While at AWP in Minneapolis, I found myself walking through a book fair with aisle after aisle of other literary magazines just like BMR. There had to have been hundreds. Some of them, very likely, enjoy funding from their universities, like we used to before our funding was cut in 2012. Some of them, on the other hand, probably depend upon a staff of volunteers to read, select, edit, and put together any given issue, like we do now. Which begs the question: why? Why do we have literary magazines at all? I think this question is irrevocably tied to the question of what BMR is. And so I posed it to our current staff, some of whom have worked for the magazine for three years and will be leaving in a matter of days when we graduate, and some of whom will be at the helm next year.

 

Here is what they came up with:

Blue Mesa Review is… real. Real as in legit, and real as in down-to-earth/authentic. I think there is some temptation to think of MFA-run magazines as less valuable than some of the big-name magazines, but working at BMR, I have come to see the value of smaller magazines taking an active role in the literary community by working to publish new voices and engage with established writers through interviews, reviews, blog posts, and social media. Magazines like BMR have a kind of freedom and flexibility in publishing that larger magazines may not have. In fact, maybe we have a responsibility to seek out and publish writing that may not make its way to other venues. I like to think of it as a giant literary conversation in which we have a solid place (as evidenced by our 25-year history and thousands of followers and readers). An up-to-date Web platform and an active social media presence are key to participating in this exchange with students, writers, publishers, and readers of all levels. BMR is approachable and authentic. We exist because of the dedication of smart people—faculty and students who are committed to their craft and are working actively to read and publish new work from others. Our editors are thoughtful and our editorial discussions are thoughtful, too, and open to different perspectives. The result is a magazine that reflects the aesthetics of a rotating board and adapts to the changing and growing readership. And we’re a little scrappy. Despite the challenges of limited resources and time, we’ve been able to reimagine the magazine online (via Twitter, Facebook, Works in Progress readings, AWP readings, interviews, blogs, etc.) to increase our readership and engagement with the community. So maybe by “scrappy,” I mean “committed.”

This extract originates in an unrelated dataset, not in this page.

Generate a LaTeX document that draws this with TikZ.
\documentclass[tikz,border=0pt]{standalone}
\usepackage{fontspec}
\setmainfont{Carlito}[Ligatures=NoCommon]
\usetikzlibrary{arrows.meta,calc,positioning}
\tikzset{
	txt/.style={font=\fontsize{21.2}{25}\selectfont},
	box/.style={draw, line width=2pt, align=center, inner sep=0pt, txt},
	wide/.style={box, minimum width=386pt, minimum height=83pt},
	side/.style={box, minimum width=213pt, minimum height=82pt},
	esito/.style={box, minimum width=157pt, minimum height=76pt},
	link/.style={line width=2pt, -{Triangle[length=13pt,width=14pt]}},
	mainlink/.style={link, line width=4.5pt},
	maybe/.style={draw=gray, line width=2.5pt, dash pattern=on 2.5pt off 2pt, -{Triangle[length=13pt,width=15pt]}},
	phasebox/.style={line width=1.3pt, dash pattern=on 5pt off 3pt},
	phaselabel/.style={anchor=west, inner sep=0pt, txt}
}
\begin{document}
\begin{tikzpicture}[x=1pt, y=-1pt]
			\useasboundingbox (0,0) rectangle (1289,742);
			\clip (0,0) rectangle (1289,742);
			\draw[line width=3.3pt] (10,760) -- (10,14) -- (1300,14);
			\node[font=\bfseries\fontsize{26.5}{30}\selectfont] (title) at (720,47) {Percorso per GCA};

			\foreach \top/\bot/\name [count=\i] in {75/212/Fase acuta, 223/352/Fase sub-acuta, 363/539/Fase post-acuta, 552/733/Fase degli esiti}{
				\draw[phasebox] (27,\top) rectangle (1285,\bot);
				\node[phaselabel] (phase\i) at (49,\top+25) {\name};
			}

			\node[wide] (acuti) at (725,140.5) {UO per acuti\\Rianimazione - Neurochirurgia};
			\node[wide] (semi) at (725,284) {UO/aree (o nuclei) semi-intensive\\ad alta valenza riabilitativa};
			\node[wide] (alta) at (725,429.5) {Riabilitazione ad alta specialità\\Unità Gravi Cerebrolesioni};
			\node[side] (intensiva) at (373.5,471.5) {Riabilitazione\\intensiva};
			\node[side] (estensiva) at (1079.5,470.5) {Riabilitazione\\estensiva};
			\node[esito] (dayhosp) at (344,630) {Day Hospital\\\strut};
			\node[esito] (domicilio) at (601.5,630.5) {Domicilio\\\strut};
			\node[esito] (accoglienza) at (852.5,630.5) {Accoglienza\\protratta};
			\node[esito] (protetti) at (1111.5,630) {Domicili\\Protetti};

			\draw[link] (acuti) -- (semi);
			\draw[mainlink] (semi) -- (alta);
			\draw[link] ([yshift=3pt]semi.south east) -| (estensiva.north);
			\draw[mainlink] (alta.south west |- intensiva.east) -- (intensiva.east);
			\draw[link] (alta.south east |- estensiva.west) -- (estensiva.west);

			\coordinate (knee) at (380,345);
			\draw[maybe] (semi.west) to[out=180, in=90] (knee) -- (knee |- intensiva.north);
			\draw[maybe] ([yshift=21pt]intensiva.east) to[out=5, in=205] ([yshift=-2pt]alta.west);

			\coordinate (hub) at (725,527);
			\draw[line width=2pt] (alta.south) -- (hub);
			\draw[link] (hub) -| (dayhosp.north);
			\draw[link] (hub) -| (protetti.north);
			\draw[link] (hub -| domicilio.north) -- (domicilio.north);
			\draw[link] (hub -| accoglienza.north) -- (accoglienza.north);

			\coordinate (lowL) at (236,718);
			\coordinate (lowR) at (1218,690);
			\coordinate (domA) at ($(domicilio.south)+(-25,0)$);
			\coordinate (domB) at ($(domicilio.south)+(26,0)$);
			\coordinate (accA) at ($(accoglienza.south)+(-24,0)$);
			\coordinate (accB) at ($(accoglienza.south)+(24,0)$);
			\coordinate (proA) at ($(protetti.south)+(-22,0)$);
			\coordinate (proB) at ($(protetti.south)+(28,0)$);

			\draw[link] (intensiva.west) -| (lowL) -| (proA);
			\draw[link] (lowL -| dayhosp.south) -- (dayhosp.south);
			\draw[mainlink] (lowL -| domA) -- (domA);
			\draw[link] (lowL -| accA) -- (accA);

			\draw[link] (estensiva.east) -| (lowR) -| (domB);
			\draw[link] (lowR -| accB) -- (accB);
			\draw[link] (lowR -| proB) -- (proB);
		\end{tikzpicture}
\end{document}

Blue Mesa Review is a magazine committed to publishing the best fiction, nonfiction, and poetry from diverse and unique voices. Our origins are deeply rooted in the traditions of the Southwest, but we welcome experimental, traditional, regional, and edgy work from all over the world. The editors are invested in promoting and publishing the work of women, people of color, and the LGBTQ community.

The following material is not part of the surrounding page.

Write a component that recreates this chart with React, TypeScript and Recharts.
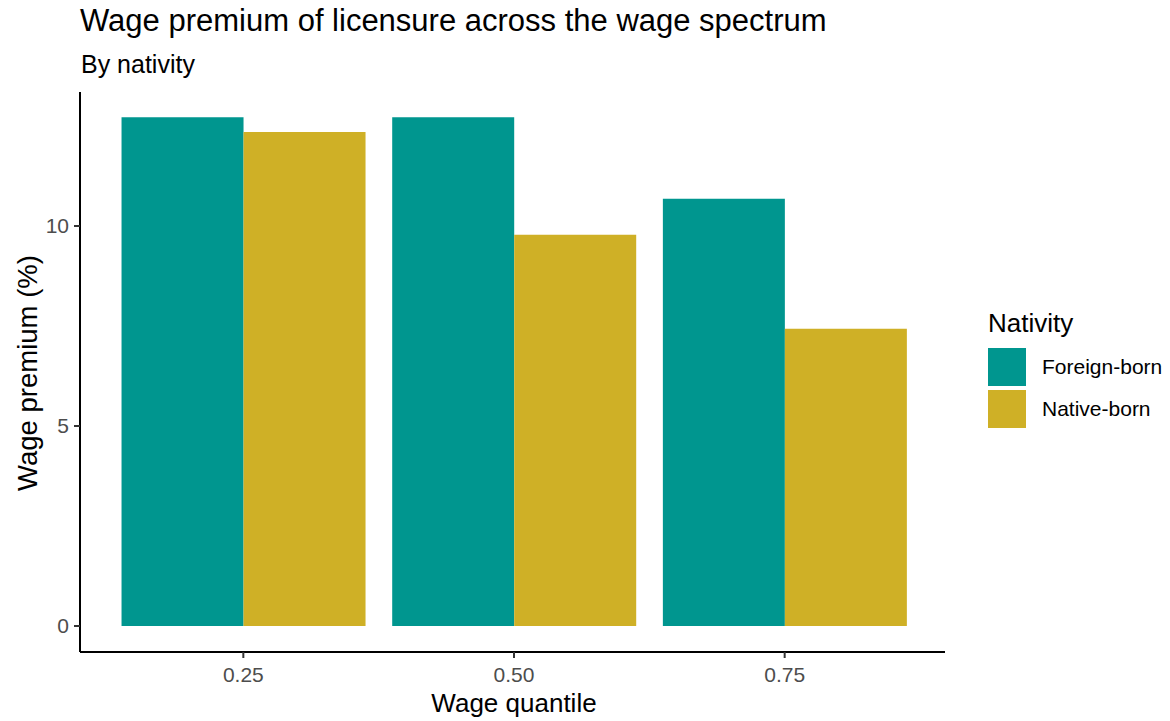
import { BarChart, Bar, XAxis, YAxis, Legend } from 'recharts'

const quantiles = ['0.25', '0.50', '0.75']
const foreignBorn = [12.72, 12.72, 10.68]
const nativeBorn = [12.35, 9.78, 7.43]
const yTicks = [0, 5, 10]

const TEAL = '#00968F'
const GOLD = '#CFB026'
const FONT = '"Liberation Sans", Arial, sans-serif'

const data = quantiles.map((q, i) => ({
  quantile: q,
  foreign: foreignBorn[i],
  native: nativeBorn[i],
}))

const legendItems = [
  { label: 'Foreign-born', color: TEAL },
  { label: 'Native-born', color: GOLD },
]

function NativityLegend() {
  return (
    <div style={{ position: 'relative', width: 180, height: 130, fontFamily: FONT }}>
      <div style={{ position: 'absolute', left: 0, top: 0, fontSize: 26, color: '#000', whiteSpace: 'nowrap' }}>
        Nativity
      </div>
      {legendItems.map((it, i) => (
        <div key={it.label}>
          <div
            style={{
              position: 'absolute',
              left: 0,
              top: 40 + i * 42,
              width: 38,
              height: 38,
              background: it.color,
            }}
          />
          <div
            style={{
              position: 'absolute',
              left: 54,
              top: 40 + i * 42 + 19,
              transform: 'translateY(-50%)',
              fontSize: 21,
              color: '#000',
              whiteSpace: 'nowrap',
            }}
          >
            {it.label}
          </div>
        </div>
      ))}
    </div>
  )
}

export default function App() {
  return (
    <div style={{ position: 'relative', width: 1170, height: 721, background: '#fff', fontFamily: FONT }}>
      <style>{`body{margin:0}`}</style>
      <div style={{ position: 'absolute', left: 80, top: 3, fontSize: 31, color: '#000', whiteSpace: 'nowrap' }}>
        Wage premium of licensure across the wage spectrum
      </div>
      <div style={{ position: 'absolute', left: 81, top: 50, fontSize: 25, color: '#000', whiteSpace: 'nowrap' }}>
        By nativity
      </div>
      <div
        style={{
          position: 'absolute',
          left: 28,
          top: 373,
          fontSize: 27.5,
          color: '#000',
          whiteSpace: 'nowrap',
          transform: 'translate(-50%, -50%) rotate(-90deg)',
        }}
      >
        Wage premium (%)
      </div>
      <div
        style={{
          position: 'absolute',
          left: 514,
          top: 703,
          fontSize: 26,
          color: '#000',
          whiteSpace: 'nowrap',
          transform: 'translate(-50%, -50%)',
        }}
      >
        Wage quantile
      </div>
      <BarChart
        width={1170}
        height={721}
        data={data}
        margin={{ top: 92, right: 225, bottom: 29, left: 0 }}
        barCategoryGap="5%"
        barGap={0}
        style={{ position: 'absolute', left: 0, top: 0 }}
      >
        <XAxis
          dataKey="quantile"
          height={40}
          padding={{ left: 28, right: 25 }}
          axisLine={{ stroke: '#000', strokeWidth: 2 }}
          tickLine={{ stroke: '#333', strokeWidth: 2 }}
          tickSize={6}
          tickMargin={9}
          tick={{ fontSize: 21, fill: '#4D4D4D', fontFamily: FONT }}
        />
        <YAxis
          width={80}
          domain={[-0.65, 13.35]}
          ticks={yTicks}
          allowDataOverflow
          axisLine={{ stroke: '#000', strokeWidth: 2 }}
          tickLine={{ stroke: '#333', strokeWidth: 2 }}
          tickSize={6}
          tickMargin={5}
          tick={{ fontSize: 21, fill: '#4D4D4D', fontFamily: FONT }}
        />
        <Legend
          layout="horizontal"
          align="center"
          verticalAlign="middle"
          content={() => <NativityLegend />}
          wrapperStyle={{ position: 'absolute', left: 988, top: 308, width: 180, height: 130 }}
        />
        <Bar dataKey="foreign" name="Foreign-born" fill={TEAL} isAnimationActive={false} />
        <Bar dataKey="native" name="Native-born" fill={GOLD} isAnimationActive={false} />
      </BarChart>
    </div>
  )
}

Blue Mesa Review is a literary magazine committed to publishing a diverse set of new writers whose work shows promise. BMR is also committed to creating a literary community that challenges the lack of diversity found in both mainstream and independent publishing.

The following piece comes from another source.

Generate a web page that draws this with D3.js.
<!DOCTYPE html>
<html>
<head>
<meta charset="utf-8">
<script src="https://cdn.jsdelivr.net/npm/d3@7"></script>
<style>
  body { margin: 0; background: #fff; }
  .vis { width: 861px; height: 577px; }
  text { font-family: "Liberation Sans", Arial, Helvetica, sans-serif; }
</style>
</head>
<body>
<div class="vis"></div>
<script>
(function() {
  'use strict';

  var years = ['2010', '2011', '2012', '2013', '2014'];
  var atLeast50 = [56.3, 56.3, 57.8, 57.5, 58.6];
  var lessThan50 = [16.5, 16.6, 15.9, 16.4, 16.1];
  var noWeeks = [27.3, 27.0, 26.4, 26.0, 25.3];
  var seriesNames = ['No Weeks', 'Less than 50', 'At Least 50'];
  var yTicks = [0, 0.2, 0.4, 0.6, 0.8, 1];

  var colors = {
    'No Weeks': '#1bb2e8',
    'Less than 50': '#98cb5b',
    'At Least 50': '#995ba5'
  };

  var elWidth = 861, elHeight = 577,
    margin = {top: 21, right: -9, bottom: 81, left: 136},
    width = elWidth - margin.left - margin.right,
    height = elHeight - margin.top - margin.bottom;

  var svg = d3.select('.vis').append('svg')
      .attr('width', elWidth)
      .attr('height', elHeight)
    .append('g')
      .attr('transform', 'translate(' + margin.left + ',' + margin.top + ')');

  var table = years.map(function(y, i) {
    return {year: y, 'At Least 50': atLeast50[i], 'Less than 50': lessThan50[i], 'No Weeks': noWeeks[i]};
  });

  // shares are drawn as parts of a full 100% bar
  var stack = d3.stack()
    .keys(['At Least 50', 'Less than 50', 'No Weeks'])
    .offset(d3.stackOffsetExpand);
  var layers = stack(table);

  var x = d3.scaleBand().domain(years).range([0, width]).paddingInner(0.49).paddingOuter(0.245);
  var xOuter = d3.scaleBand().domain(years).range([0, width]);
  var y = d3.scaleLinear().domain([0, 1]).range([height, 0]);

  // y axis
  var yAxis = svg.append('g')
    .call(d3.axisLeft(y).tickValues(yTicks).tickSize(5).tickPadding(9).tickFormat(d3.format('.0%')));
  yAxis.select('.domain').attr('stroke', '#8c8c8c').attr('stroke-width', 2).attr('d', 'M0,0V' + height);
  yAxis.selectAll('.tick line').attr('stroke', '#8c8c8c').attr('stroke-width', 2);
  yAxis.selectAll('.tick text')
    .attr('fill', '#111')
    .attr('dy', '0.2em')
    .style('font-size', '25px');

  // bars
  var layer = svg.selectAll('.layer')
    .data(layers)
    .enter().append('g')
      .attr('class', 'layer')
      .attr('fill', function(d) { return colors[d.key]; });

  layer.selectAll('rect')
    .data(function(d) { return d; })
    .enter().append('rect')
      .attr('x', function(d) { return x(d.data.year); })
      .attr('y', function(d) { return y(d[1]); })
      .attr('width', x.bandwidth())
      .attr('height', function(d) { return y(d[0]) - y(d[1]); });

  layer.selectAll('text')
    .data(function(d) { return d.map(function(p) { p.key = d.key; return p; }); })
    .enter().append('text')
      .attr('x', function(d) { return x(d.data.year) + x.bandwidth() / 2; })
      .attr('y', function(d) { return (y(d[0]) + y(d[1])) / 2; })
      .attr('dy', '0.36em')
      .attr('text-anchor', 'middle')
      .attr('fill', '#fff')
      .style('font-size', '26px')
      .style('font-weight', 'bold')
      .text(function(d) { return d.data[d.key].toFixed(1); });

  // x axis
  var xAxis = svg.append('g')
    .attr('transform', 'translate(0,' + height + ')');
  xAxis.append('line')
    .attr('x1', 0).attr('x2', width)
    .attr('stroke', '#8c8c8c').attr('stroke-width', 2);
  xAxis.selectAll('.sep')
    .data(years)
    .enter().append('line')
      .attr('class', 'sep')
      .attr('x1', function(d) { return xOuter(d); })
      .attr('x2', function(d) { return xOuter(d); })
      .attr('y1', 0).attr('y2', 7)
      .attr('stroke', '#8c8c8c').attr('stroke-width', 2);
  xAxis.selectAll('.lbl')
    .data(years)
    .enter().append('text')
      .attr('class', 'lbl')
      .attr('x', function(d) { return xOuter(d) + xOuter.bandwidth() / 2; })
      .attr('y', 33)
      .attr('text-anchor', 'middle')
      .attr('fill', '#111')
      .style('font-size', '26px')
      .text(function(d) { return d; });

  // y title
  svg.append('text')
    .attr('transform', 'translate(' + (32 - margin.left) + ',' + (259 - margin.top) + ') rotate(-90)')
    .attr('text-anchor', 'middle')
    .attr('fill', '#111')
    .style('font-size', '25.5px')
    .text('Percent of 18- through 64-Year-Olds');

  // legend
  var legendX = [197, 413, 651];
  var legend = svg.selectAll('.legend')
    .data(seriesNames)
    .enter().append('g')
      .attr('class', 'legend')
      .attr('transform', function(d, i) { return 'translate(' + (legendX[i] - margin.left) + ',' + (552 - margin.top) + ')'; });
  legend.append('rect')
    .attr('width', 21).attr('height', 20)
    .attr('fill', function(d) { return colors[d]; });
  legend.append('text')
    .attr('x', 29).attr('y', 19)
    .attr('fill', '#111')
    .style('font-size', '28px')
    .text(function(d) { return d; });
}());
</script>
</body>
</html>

Blue Mesa Review is the union of words, ideas, and experiences—a space in which writers have the opportunity to see their work published and readers have the opportunity to see work that should be but otherwise may not have been heard.

Blue Mesa Review and other magazines of its ilk provide an important means for writers and editors alike to cut their teeth in a competitive industry afforded little attention and even littler assistance by the wider world. Let’s face it: everyone working at and submitting to BMR hopes to move on to bigger and better things. That’s neither indictment nor condemnation, though. We still occupy an important link in the literary food chain. We provide a forum for emerging writers to gain renown even as we provide important on-the-job training (with regard to both artistic craft and arts administration) for the editorial staff enrolled in the MFA program. To the former end, our publication record is testament to our success: we published Sherman Alexie before The Lone Ranger and Tonto Fistfight in Heaven put him on the map (and then republished him in our recent 25th anniversary anthology). More recently, we published Helen Ellis’s first story before she went on to place a collection with Doubleday, and Charles McLeod won a Best of the Net Award for his prizewinning entry in our fiction contest—a contest judged by none other than Sherman Alexie, bringing the scope of the entire endeavor into perspective. And to the latter end, graduates of the editorial staff from the last three years alone have already gone on to take tenure-track teaching positions and publish multiple books. BMR is not the biggest or the best magazine out there, but that’s nothing to be ashamed of because it still fosters growth for everyone involved on both sides of the process. That’s why we volunteer our time. That’s why it’s worthwhile to support BMR. That’s why it’s worthwhile to support literary magazines writ large, small, or anywhere in between.

What is so delicious about these responses to the question of what Blue Mesa Review is, is the diversity of responses. These answers are both exemplary of the combined passion these editors have for literature in general and their differences from one another in terms of what they find valuable. In other words, they are smart, incredibly thoughtful readers who cling to their own aesthetic appetites proudly, all while working together to create what has turned out to be, as is exemplified here in Issue 31, a cohesive magazine filled with rich, interesting, beautiful writing and visual art. So yes, Blue Mesa Review is legitimate and scrappy; diverse and traditional; experimental and mainstream; small and worthwhile. But perhaps most importantly, Blue Mesa Review is here. No doubt the magazine will face more change, more struggles with the bureaucracy that is inherent to all universities. But one thing seems certain: as long as there are people in the MFA program who love reading and writing, Blue Mesa Review will remain.